YOUR GOAL> Retype the lines from the first one in the records down to the line containing "ctx.stroke();", counting both, and leave out any pictures.

— begin ENTRIES SUPPLIED —

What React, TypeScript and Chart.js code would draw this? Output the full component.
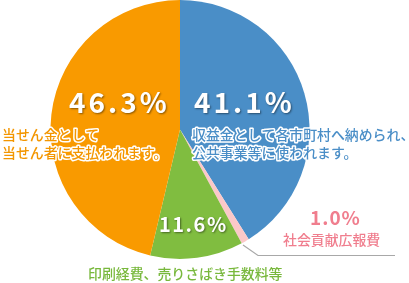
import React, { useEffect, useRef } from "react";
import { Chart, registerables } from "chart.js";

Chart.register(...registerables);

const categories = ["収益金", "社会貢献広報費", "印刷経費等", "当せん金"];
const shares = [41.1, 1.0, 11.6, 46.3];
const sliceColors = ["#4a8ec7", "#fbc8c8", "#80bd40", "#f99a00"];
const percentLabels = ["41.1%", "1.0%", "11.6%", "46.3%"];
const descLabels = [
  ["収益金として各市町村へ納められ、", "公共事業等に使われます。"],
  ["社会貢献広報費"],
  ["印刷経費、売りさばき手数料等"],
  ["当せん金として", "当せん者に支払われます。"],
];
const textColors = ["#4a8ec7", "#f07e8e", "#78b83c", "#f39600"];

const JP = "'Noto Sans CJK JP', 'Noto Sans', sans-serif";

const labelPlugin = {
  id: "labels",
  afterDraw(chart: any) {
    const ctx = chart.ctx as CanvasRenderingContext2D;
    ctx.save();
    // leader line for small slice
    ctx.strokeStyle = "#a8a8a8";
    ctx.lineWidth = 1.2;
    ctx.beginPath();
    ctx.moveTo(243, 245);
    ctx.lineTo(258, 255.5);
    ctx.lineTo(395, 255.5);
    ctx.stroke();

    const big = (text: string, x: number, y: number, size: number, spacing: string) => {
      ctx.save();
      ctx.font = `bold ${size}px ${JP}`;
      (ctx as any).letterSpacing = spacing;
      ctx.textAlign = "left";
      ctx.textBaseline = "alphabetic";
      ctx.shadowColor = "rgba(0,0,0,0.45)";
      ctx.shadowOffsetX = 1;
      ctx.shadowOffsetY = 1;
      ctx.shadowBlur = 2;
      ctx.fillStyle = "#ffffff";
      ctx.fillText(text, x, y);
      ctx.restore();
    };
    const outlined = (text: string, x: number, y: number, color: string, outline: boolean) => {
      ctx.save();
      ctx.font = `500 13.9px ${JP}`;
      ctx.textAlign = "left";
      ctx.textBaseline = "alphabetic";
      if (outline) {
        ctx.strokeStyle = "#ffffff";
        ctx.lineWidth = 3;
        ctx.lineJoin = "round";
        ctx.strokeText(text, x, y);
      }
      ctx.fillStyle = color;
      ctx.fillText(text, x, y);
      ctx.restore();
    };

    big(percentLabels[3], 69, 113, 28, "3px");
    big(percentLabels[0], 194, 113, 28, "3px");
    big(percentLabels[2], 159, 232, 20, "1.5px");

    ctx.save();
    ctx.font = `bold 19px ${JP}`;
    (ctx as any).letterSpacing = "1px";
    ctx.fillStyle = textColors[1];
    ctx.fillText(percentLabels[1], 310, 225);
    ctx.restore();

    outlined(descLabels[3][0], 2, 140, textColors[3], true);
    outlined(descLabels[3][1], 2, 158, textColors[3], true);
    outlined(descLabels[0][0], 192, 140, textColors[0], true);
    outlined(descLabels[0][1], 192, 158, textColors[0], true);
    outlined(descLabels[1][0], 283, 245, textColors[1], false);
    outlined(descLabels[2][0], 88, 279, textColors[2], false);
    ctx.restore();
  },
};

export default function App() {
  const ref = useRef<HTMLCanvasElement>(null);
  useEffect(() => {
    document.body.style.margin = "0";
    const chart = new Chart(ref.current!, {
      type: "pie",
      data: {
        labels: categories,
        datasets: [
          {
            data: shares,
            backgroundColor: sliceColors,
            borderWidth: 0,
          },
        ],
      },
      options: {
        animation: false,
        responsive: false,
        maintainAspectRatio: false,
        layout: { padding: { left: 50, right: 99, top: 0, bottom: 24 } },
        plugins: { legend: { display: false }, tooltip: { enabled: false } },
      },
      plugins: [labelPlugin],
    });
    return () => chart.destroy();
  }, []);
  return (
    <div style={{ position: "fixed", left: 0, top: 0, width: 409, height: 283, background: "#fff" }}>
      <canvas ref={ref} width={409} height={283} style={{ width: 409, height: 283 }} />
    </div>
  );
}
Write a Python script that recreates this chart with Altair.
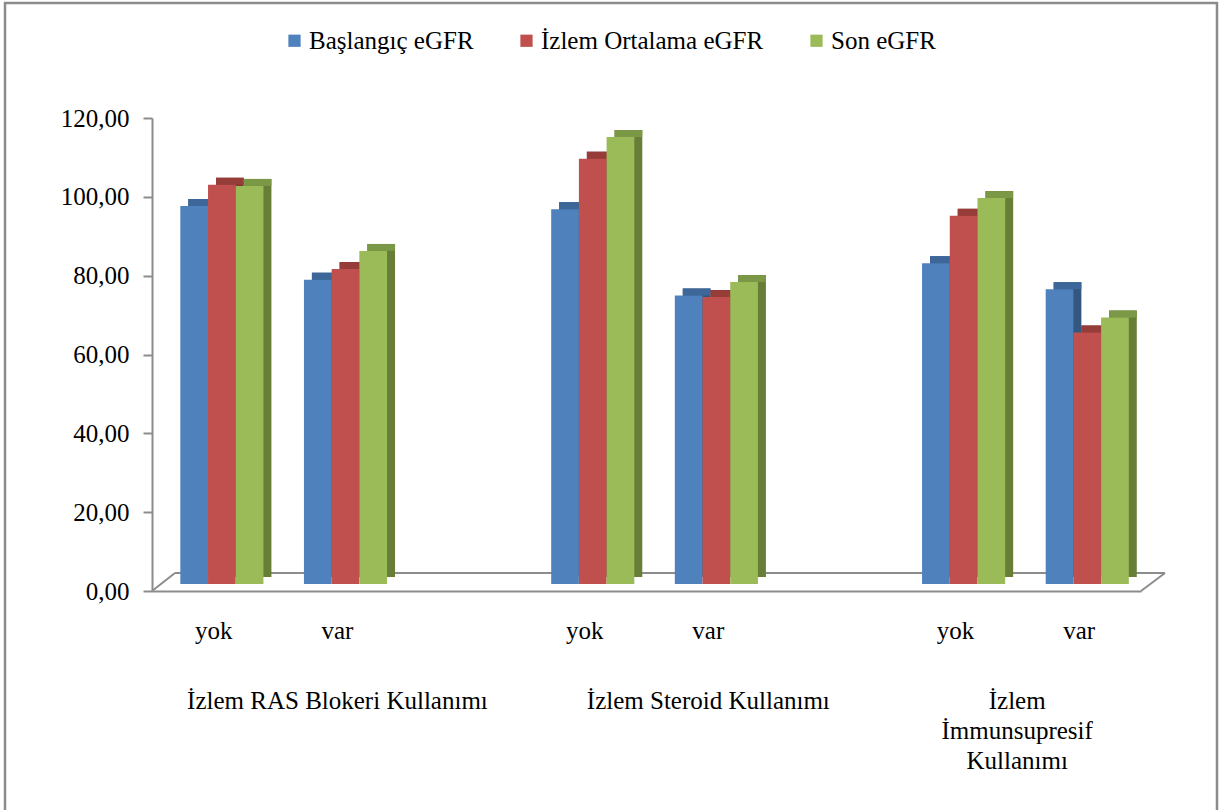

— end ENTRIES SUPPLIED —

OUTPUT BELOW>
What React, TypeScript and Chart.js code would draw this? Output the full component.
import React, { useEffect, useRef } from "react";
import { Chart, registerables } from "chart.js";

Chart.register(...registerables);

const categories = ["収益金", "社会貢献広報費", "印刷経費等", "当せん金"];
const shares = [41.1, 1.0, 11.6, 46.3];
const sliceColors = ["#4a8ec7", "#fbc8c8", "#80bd40", "#f99a00"];
const percentLabels = ["41.1%", "1.0%", "11.6%", "46.3%"];
const descLabels = [
  ["収益金として各市町村へ納められ、", "公共事業等に使われます。"],
  ["社会貢献広報費"],
  ["印刷経費、売りさばき手数料等"],
  ["当せん金として", "当せん者に支払われます。"],
];
const textColors = ["#4a8ec7", "#f07e8e", "#78b83c", "#f39600"];

const JP = "'Noto Sans CJK JP', 'Noto Sans', sans-serif";

const labelPlugin = {
  id: "labels",
  afterDraw(chart: any) {
    const ctx = chart.ctx as CanvasRenderingContext2D;
    ctx.save();
    // leader line for small slice
    ctx.strokeStyle = "#a8a8a8";
    ctx.lineWidth = 1.2;
    ctx.beginPath();
    ctx.moveTo(243, 245);
    ctx.lineTo(258, 255.5);
    ctx.lineTo(395, 255.5);
    ctx.stroke();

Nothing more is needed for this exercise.